Qu’est-ce qui constitue le projet d’une langue, en quoi la langue française est-elle à nulle autre pareille?
Comment croire et comprendre qu’elle disparaît sous nos yeux à une telle vitesse, et avec elle une civilisation?
Ces pages s’attachent à identifier un héritage collectif inestimable, à donner la mesure d’un trésor. Écrites dans un style délié et jubilant, elles se lisent non comme un éloge ou une célébration, mais comme une suite de dévoilements par lesquels se révèle la richesse d’un français que nous utilisons en sous-régime, inconscients le plus souvent de ses immenses possibilités.

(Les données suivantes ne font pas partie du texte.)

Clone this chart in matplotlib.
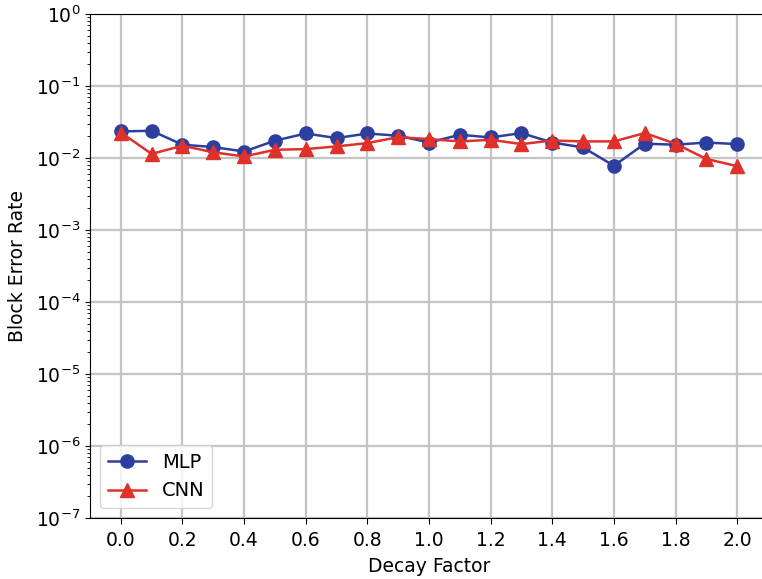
import matplotlib
matplotlib.use('Agg')
import matplotlib.pyplot as plt
import numpy as np

decay = [0.0, 0.1, 0.2, 0.3, 0.4, 0.5, 0.6, 0.7, 0.8, 0.9, 1.0,
         1.1, 1.2, 1.3, 1.4, 1.5, 1.6, 1.7, 1.8, 1.9, 2.0]
mlp = [0.0234, 0.0239, 0.0153, 0.0142, 0.0123, 0.0174, 0.0219, 0.0189,
       0.0219, 0.0204, 0.0164, 0.0210, 0.0193, 0.0222, 0.0164, 0.0140,
       0.0078, 0.0158, 0.0153, 0.0164, 0.0156]
cnn = [0.0226, 0.0114, 0.0148, 0.0120, 0.0105, 0.0130, 0.0133, 0.0145,
       0.0161, 0.0195, 0.0183, 0.0170, 0.0179, 0.0156, 0.0175, 0.0170,
       0.0170, 0.0222, 0.0158, 0.0097, 0.0077]
xticks = [0.0, 0.2, 0.4, 0.6, 0.8, 1.0, 1.2, 1.4, 1.6, 1.8, 2.0]

plt.rcParams['font.size'] = 13.5
fig = plt.figure(figsize=(7.62, 5.79), dpi=100)
ax = fig.add_axes([90/762, 61/579, 678/762, 504/579])

ax.plot(decay, mlp, '-o', color='#2c3f9f', lw=1.8, ms=9.5, label='MLP')
ax.plot(decay, cnn, '-^', color='#e0302a', lw=1.8, ms=9.5, label='CNN')

ax.set_yscale('log')
ax.set_ylim(1e-7, 1)
ax.set_xlim(-0.1, 2.1)
ax.set_xticks(xticks)
ax.set_xticklabels(['%.1f' % t for t in xticks])
ax.spines['right'].set_visible(False)
ax.grid(True, which='major', color='#c4c4c4', lw=1.6)
ax.set_axisbelow(True)
ax.tick_params(labelsize=13.5)
ax.tick_params(axis='x', which='major', length=4.5, pad=5)
ax.set_xlabel('Decay Factor', labelpad=5)
ax.set_ylabel('Block Error Rate', labelpad=6)
ax.legend(loc='lower left', fontsize=14)

fig.savefig('out.png', dpi=100)
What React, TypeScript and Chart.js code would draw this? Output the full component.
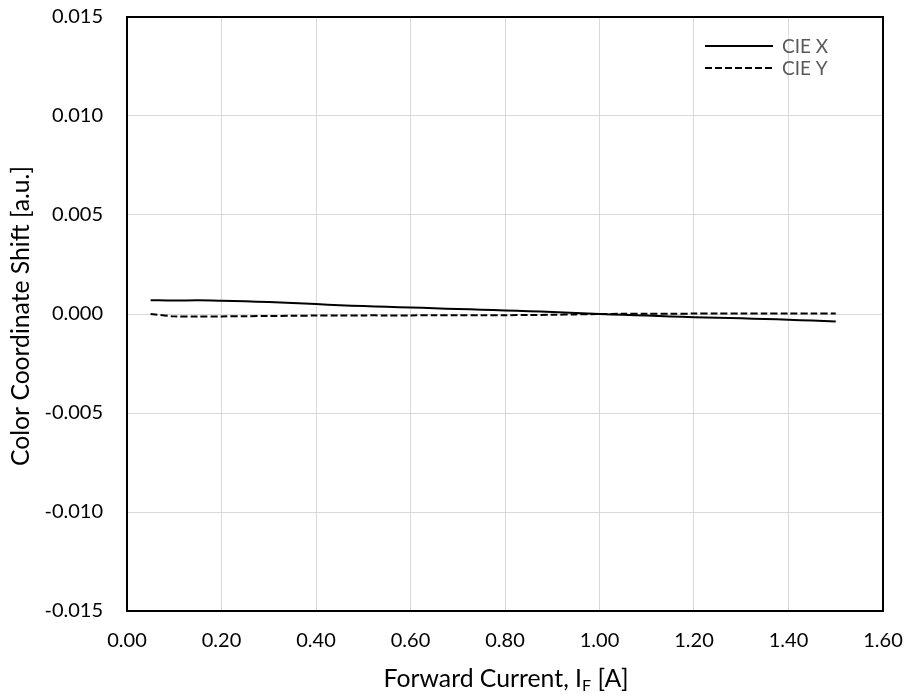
import React, { useEffect, useRef } from "react";
import { Chart, registerables } from "chart.js";

Chart.register(...registerables);

const currents = [0.05, 0.1, 0.15, 0.2, 0.25, 0.3, 0.35, 0.4, 0.45, 0.5, 0.55, 0.6, 0.65, 0.7, 0.75, 0.8, 0.85, 0.9, 0.95, 1.0, 1.05, 1.1, 1.15, 1.2, 1.25, 1.3, 1.35, 1.4, 1.45, 1.5];
const cieX = [0.0007, 0.00068, 0.00069, 0.00067, 0.00064, 0.0006, 0.00055, 0.0005, 0.00044, 0.0004, 0.00036, 0.00033, 0.00029, 0.00025, 0.00022, 0.00018, 0.00014, 0.0001, 0.00005, 0.0, -0.00004, -0.00008, -0.00012, -0.00016, -0.00019, -0.00022, -0.00025, -0.00029, -0.00033, -0.00038];
const cieY = [0.0, -0.00012, -0.00013, -0.00012, -0.00011, -0.0001, -0.00009, -0.00008, -0.00008, -0.00007, -0.00007, -0.00007, -0.00006, -0.00006, -0.00006, -0.00006, -0.00005, -0.00004, -0.00002, 0.0, 0.00001, 0.00001, 0.00001, 0.00002, 0.00002, 0.00002, 0.00002, 0.00003, 0.00003, 0.00003];
const seriesNames = ["CIE X", "CIE Y"];
const yTitle = "Color Coordinate Shift [a.u.]";
const xTitleMain = "Forward Current, I";
const xTitleSub = "F";
const xTitleEnd = " [A]";

const FONT = "Lato, 'Open Sans', sans-serif";

function fitSize(ctx: any, text: string, target: number) {
  ctx.font = `20px ${FONT}`;
  const w = ctx.measureText(text).width;
  return (20 * target) / w;
}

const framePlugin = {
  id: "frame",
  afterDraw(chart: any) {
    const { ctx, chartArea: a } = chart;
    ctx.save();
    ctx.strokeStyle = "#000";
    ctx.lineWidth = 2;
    ctx.setLineDash([]);
    ctx.strokeRect(a.left, a.top, a.right - a.left, a.bottom - a.top);

    // legend
    const lx1 = 705, lx2 = 773;
    const rows = [46, 68];
    chart.data.datasets.forEach((ds: any, i: number) => {
      ctx.beginPath();
      ctx.setLineDash(ds.borderDash || []);
      ctx.lineWidth = 2;
      ctx.strokeStyle = "#000";
      ctx.moveTo(lx1, rows[i]);
      ctx.lineTo(lx2, rows[i]);
      ctx.stroke();
      ctx.setLineDash([]);
      ctx.fillStyle = "#595959";
      ctx.font = `19px ${FONT}`;
      ctx.textBaseline = "middle";
      ctx.textAlign = "left";
      ctx.fillText(ds.label, lx2 + 9, rows[i] + 1);
    });

    // y title
    const ys = fitSize(ctx, yTitle, 300);
    ctx.save();
    ctx.translate(29, 316);
    ctx.rotate(-Math.PI / 2);
    ctx.font = `${ys}px ${FONT}`;
    ctx.fillStyle = "#000";
    ctx.textAlign = "center";
    ctx.textBaseline = "alphabetic";
    ctx.fillText(yTitle, 0, 0);
    ctx.restore();

    // x title with subscript
    ctx.fillStyle = "#000";
    ctx.textBaseline = "alphabetic";
    ctx.textAlign = "left";
    const bs = fitSize(ctx, xTitleMain + xTitleEnd, 236);
    const big = `${bs}px ${FONT}`;
    const small = `${bs * 0.65}px ${FONT}`;
    ctx.font = big;
    const w1 = ctx.measureText(xTitleMain).width;
    const w3 = ctx.measureText(xTitleEnd).width;
    ctx.font = small;
    const w2 = ctx.measureText(xTitleSub).width;
    const total = w1 + w2 + w3;
    let x = 506 - total / 2;
    const base = 687;
    ctx.font = big;
    ctx.fillText(xTitleMain, x, base);
    x += w1;
    ctx.font = small;
    ctx.fillText(xTitleSub, x, base + 4);
    x += w2;
    ctx.font = big;
    ctx.fillText(xTitleEnd, x, base);
    ctx.restore();
  },
};

export default function App() {
  const ref = useRef<HTMLCanvasElement>(null);
  useEffect(() => {
    document.body.style.margin = "0";
    const chart = new Chart(ref.current!, {
      type: "scatter",
      data: {
        datasets: [
          {
            label: seriesNames[0],
            data: currents.map((c, i) => ({ x: c, y: cieX[i] })),
            showLine: true,
            borderColor: "#000",
            borderWidth: 2,
            pointRadius: 0,
            tension: 0.3,
          },
          {
            label: seriesNames[1],
            data: currents.map((c, i) => ({ x: c, y: cieY[i] })),
            showLine: true,
            borderColor: "#000",
            borderWidth: 2,
            borderDash: [7, 3],
            pointRadius: 0,
            tension: 0.3,
          },
        ],
      },
      options: {
        animation: false,
        responsive: false,
        layout: { padding: { left: 0, top: 17, right: 25, bottom: 0 } },
        plugins: { legend: { display: false }, tooltip: { enabled: false } },
        scales: {
          x: {
            type: "linear",
            min: 0,
            max: 1.6,
            afterFit: (s: any) => { s.height = 88; s.paddingLeft = 0; s.paddingRight = 0; },
            grid: { color: "#d9d9d9", lineWidth: 1, drawTicks: false },
            border: { color: "#000", width: 2 },
            ticks: {
              stepSize: 0.2,
              padding: 18,
              color: "#000",
              maxRotation: 0,
              font: { family: FONT, size: 20 },
              callback: (v: any) => Number(v).toFixed(2),
            },
          },
          y: {
            min: -0.015,
            max: 0.015,
            afterFit: (s: any) => { s.width = 127; s.paddingTop = 0; s.paddingBottom = 0; },
            grid: { color: "#d9d9d9", lineWidth: 1, drawTicks: false },
            border: { color: "#000", width: 2 },
            ticks: {
              stepSize: 0.005,
              padding: 24,
              color: "#000",
              font: { family: FONT, size: 20 },
              callback: (v: any) => Number(v).toFixed(3),
            },
          },
        },
      },
      plugins: [framePlugin],
    });
    return () => chart.destroy();
  }, []);
  return (
    <div style={{ width: 908, height: 699 }}>
      <canvas ref={ref} width={908} height={699} style={{ display: "block" }} />
    </div>
  );
}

Le lecteur, hautement réjoui par l’éblouissante érudition de ce texte, trouvera, plus que la description d’un désastre à venir, un chant d’amour à notre langue, qui se pose aussi en œuvre de salut public.
EXTRAIT
PAGES 74-75
La mentalité collabo fut progermanique dans les abjectes années 40 (sous Pétain) comme en 1871 (avec les versaillais) ; elle est proanglaise actuellement comme elle le fut en 1420 avec les bourguignons et l’ignominieux traité de Troyes qui rayait la France de sa carte ; et toujours elle est prête à tout pour servir l’envahisseur.
L’enjeu n’est pas moins grave à présent de se tenir sur le plan symbolique, celui de la langue et de la culture dont les effets sont immédiatement réels et plus lourds de conséquences.
le collaborateur est d’abord un ignorant de lui-même. D’où sa posture imaginaire : il se préfère en autre. il ne manque pas seulement au patriotisme qui est une vertu (en voie d’extinction), il manque à un ensemble vaste et profond de représentations qui forment une civilisation, qui le constitue et qui l’ignore profondément.
C’est en ce sens capital que la collaboration militante contre la langue est la plus grave qui soit, parce qu’un pays se remet éventuellement d’une défaite militaire, il ne survit pas à l’extermination de la culture.